▶ **Directive**:
Omit all images, then return the remaining material exactly as it stands.

▶ **Available data**:

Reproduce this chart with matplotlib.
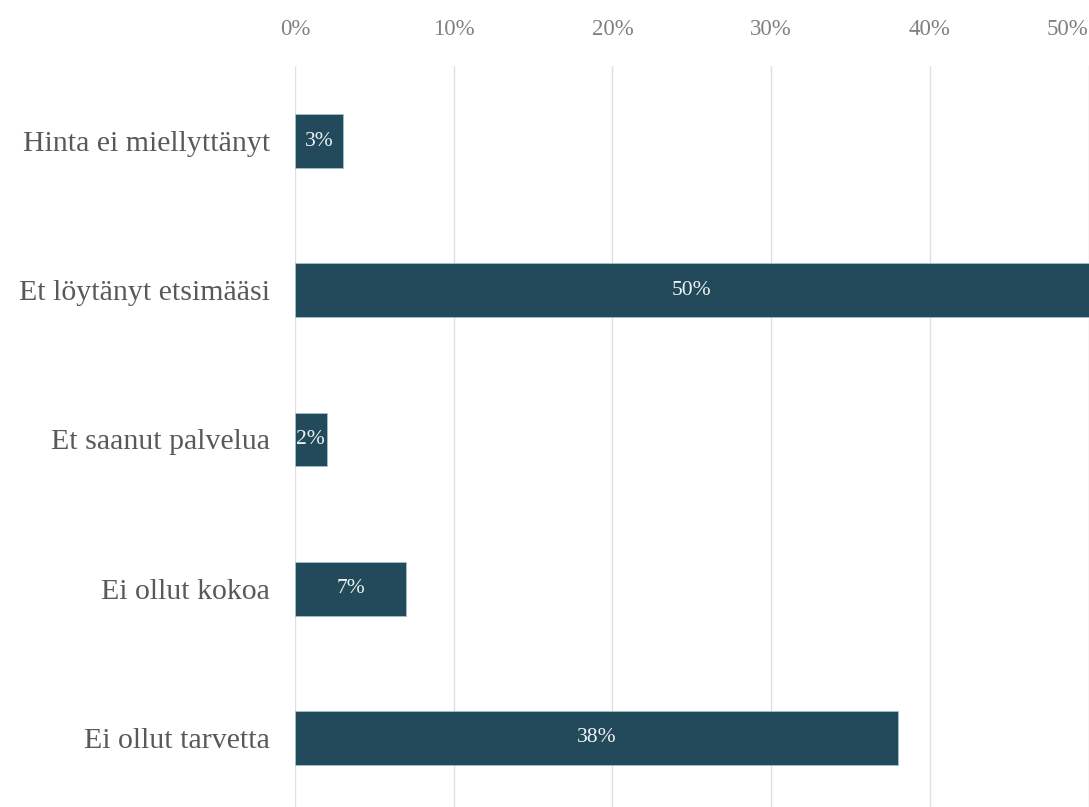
import matplotlib
matplotlib.use("Agg")
import matplotlib.pyplot as plt

categories = ["Hinta ei miellyttänyt", "Et löytänyt etsimääsi", "Et saanut palvelua",
              "Ei ollut kokoa", "Ei ollut tarvetta"]
values = [3, 50, 2, 7, 38]
xticks = [0, 10, 20, 30, 40, 50]
xtick_labels = ["0%", "10%", "20%", "30%", "40%", "50%"]

plt.rcParams['font.family'] = ['Liberation Serif', 'DejaVu Serif']

fig = plt.figure(figsize=(10.89, 8.07), dpi=100)
ax = fig.add_axes([295/1089, -0.0069, (1088.5-295)/1089, 0.9246])

ypos = list(range(len(categories)))
ax.barh(ypos, values, height=0.36, color="#234a5a", edgecolor="#9ec3cf", linewidth=0.6, zorder=3)
for y, v in zip(ypos, values):
    ax.text(v/2, y, f"{v}%", ha="center", va="center", color="#eef4f6", fontsize=15.5, zorder=4)

ax.set_ylim(len(categories)-0.5, -0.5)
ax.set_xlim(0, 50)
ax.xaxis.tick_top()
ax.tick_params(axis="x", length=0, pad=19)
ax.tick_params(axis="y", length=0, pad=18)
ax.set_yticks(ypos)
ax.set_yticklabels(categories, fontsize=21.5, color="#595959")
ax.set_xticks(xticks)
labels = ax.set_xticklabels(xtick_labels, fontsize=16.5, color="#808080")
labels[-1].set_horizontalalignment("right")
ax.grid(axis="x", color="#e0e0e0", linewidth=1, zorder=0)
for s in ax.spines.values():
    s.set_visible(False)

fig.savefig("out.png", dpi=100)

▶ **The solution**:
Reproduce this chart with matplotlib.
import matplotlib
matplotlib.use("Agg")
import matplotlib.pyplot as plt

categories = ["Hinta ei miellyttänyt", "Et löytänyt etsimääsi", "Et saanut palvelua",
              "Ei ollut kokoa", "Ei ollut tarvetta"]
values = [3, 50, 2, 7, 38]
xticks = [0, 10, 20, 30, 40, 50]
xtick_labels = ["0%", "10%", "20%", "30%", "40%", "50%"]

plt.rcParams['font.family'] = ['Liberation Serif', 'DejaVu Serif']

fig = plt.figure(figsize=(10.89, 8.07), dpi=100)
ax = fig.add_axes([295/1089, -0.0069, (1088.5-295)/1089, 0.9246])

ypos = list(range(len(categories)))
ax.barh(ypos, values, height=0.36, color="#234a5a", edgecolor="#9ec3cf", linewidth=0.6, zorder=3)
for y, v in zip(ypos, values):
    ax.text(v/2, y, f"{v}%", ha="center", va="center", color="#eef4f6", fontsize=15.5, zorder=4)

ax.set_ylim(len(categories)-0.5, -0.5)
ax.set_xlim(0, 50)
ax.xaxis.tick_top()
ax.tick_params(axis="x", length=0, pad=19)
ax.tick_params(axis="y", length=0, pad=18)
ax.set_yticks(ypos)
ax.set_yticklabels(categories, fontsize=21.5, color="#595959")
ax.set_xticks(xticks)
labels = ax.set_xticklabels(xtick_labels, fontsize=16.5, color="#808080")
labels[-1].set_horizontalalignment("right")
ax.grid(axis="x", color="#e0e0e0", linewidth=1, zorder=0)
for s in ax.spines.values():
    s.set_visible(False)

fig.savefig("out.png", dpi=100)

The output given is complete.